--- Your instructions ---
Everything from the first line down to the line containing "const GRID = '#868686';" is to be retyped exactly, both ends included, with pictures left out.

--- Data segment ---
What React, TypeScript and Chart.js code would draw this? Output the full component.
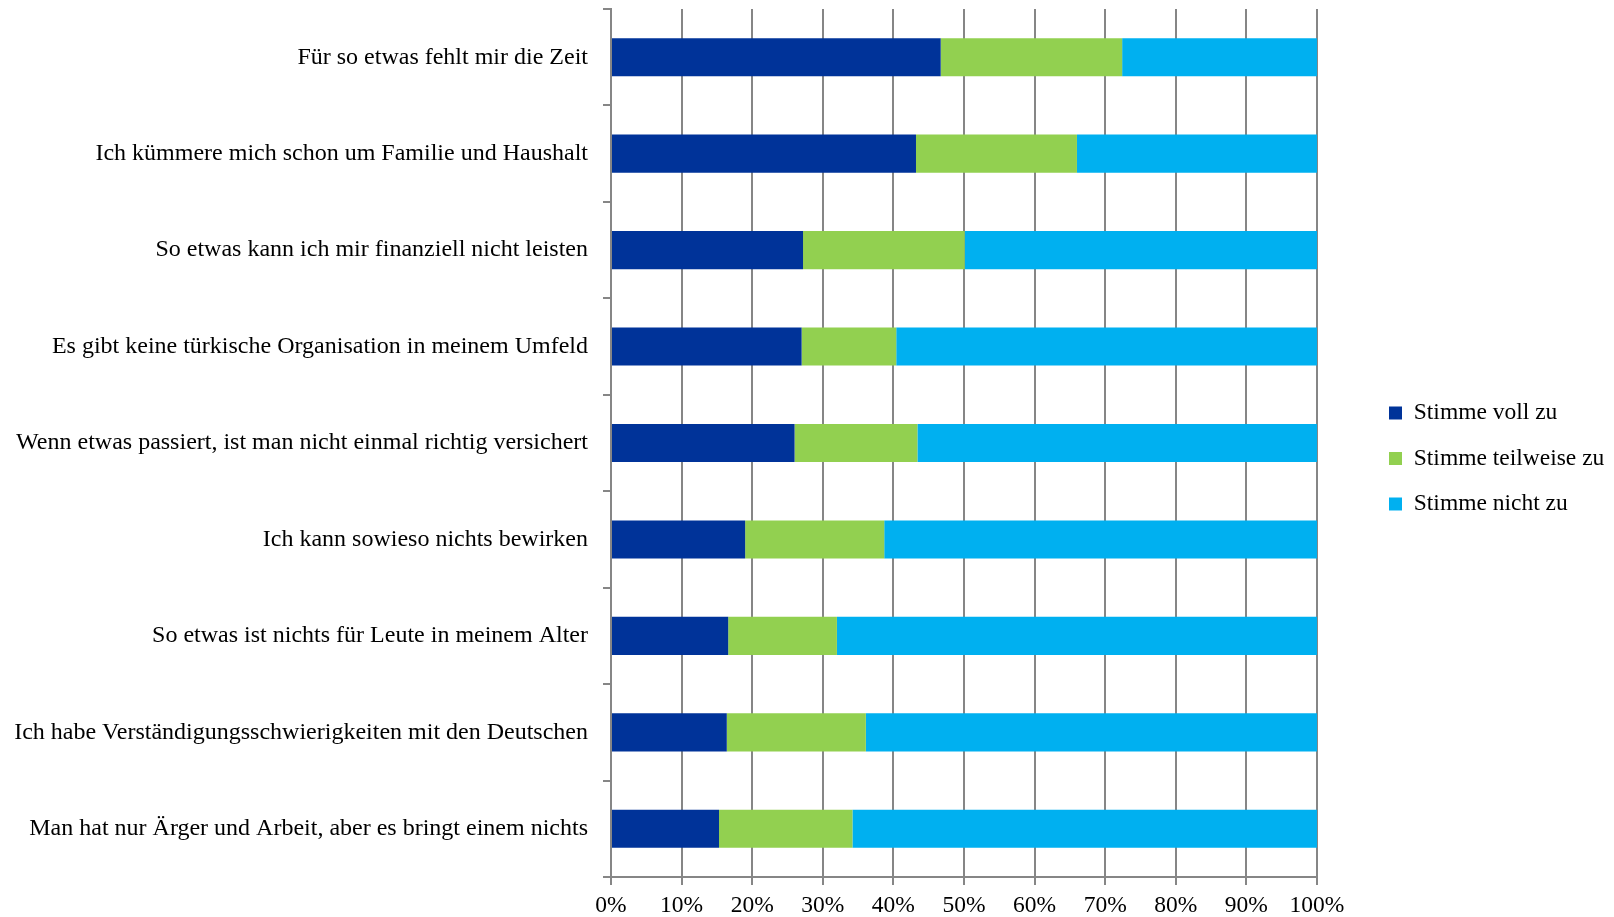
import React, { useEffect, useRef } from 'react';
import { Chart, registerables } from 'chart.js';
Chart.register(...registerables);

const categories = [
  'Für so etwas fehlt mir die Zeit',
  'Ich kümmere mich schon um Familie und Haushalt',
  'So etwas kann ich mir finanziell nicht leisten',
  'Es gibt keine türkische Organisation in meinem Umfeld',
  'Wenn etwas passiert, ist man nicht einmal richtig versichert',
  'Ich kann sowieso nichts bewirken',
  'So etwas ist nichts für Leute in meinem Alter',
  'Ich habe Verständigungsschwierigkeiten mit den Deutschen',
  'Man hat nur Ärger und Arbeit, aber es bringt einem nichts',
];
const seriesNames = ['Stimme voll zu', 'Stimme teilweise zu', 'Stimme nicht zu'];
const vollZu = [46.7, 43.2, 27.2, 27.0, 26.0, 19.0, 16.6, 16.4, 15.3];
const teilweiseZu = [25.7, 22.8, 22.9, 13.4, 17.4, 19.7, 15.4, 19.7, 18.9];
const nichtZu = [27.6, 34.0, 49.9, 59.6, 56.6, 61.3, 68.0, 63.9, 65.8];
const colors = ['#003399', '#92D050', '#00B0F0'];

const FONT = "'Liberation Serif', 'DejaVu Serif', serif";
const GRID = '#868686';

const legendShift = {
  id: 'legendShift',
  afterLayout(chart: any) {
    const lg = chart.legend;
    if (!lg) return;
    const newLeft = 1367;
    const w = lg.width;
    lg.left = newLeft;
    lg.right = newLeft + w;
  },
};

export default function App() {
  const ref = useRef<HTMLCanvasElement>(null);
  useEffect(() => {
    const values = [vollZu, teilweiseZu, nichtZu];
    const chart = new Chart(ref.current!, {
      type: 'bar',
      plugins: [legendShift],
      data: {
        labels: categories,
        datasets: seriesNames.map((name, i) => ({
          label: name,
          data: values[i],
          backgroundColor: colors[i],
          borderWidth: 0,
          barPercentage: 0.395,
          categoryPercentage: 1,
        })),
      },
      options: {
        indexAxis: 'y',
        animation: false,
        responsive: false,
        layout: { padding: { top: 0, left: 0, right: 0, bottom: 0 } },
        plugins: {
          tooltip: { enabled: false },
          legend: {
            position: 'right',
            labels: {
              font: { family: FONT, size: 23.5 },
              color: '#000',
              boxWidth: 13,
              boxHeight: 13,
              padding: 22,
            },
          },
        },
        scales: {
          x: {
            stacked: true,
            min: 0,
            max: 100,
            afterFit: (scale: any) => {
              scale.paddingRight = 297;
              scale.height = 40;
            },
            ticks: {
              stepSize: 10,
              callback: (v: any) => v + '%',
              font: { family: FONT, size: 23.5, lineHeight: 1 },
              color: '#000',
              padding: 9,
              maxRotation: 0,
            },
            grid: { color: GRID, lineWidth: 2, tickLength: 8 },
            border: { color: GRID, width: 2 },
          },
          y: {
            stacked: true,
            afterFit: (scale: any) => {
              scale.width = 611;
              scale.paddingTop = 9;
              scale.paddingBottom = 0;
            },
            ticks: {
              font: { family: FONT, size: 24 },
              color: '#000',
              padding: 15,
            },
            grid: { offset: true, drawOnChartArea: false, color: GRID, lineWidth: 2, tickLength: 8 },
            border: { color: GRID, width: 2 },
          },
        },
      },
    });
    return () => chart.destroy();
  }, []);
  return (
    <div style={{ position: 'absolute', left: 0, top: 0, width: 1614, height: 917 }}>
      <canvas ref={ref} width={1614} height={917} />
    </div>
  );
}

--- Answer in full ---
What React, TypeScript and Chart.js code would draw this? Output the full component.
import React, { useEffect, useRef } from 'react';
import { Chart, registerables } from 'chart.js';
Chart.register(...registerables);

const categories = [
  'Für so etwas fehlt mir die Zeit',
  'Ich kümmere mich schon um Familie und Haushalt',
  'So etwas kann ich mir finanziell nicht leisten',
  'Es gibt keine türkische Organisation in meinem Umfeld',
  'Wenn etwas passiert, ist man nicht einmal richtig versichert',
  'Ich kann sowieso nichts bewirken',
  'So etwas ist nichts für Leute in meinem Alter',
  'Ich habe Verständigungsschwierigkeiten mit den Deutschen',
  'Man hat nur Ärger und Arbeit, aber es bringt einem nichts',
];
const seriesNames = ['Stimme voll zu', 'Stimme teilweise zu', 'Stimme nicht zu'];
const vollZu = [46.7, 43.2, 27.2, 27.0, 26.0, 19.0, 16.6, 16.4, 15.3];
const teilweiseZu = [25.7, 22.8, 22.9, 13.4, 17.4, 19.7, 15.4, 19.7, 18.9];
const nichtZu = [27.6, 34.0, 49.9, 59.6, 56.6, 61.3, 68.0, 63.9, 65.8];
const colors = ['#003399', '#92D050', '#00B0F0'];

const FONT = "'Liberation Serif', 'DejaVu Serif', serif";
const GRID = '#868686';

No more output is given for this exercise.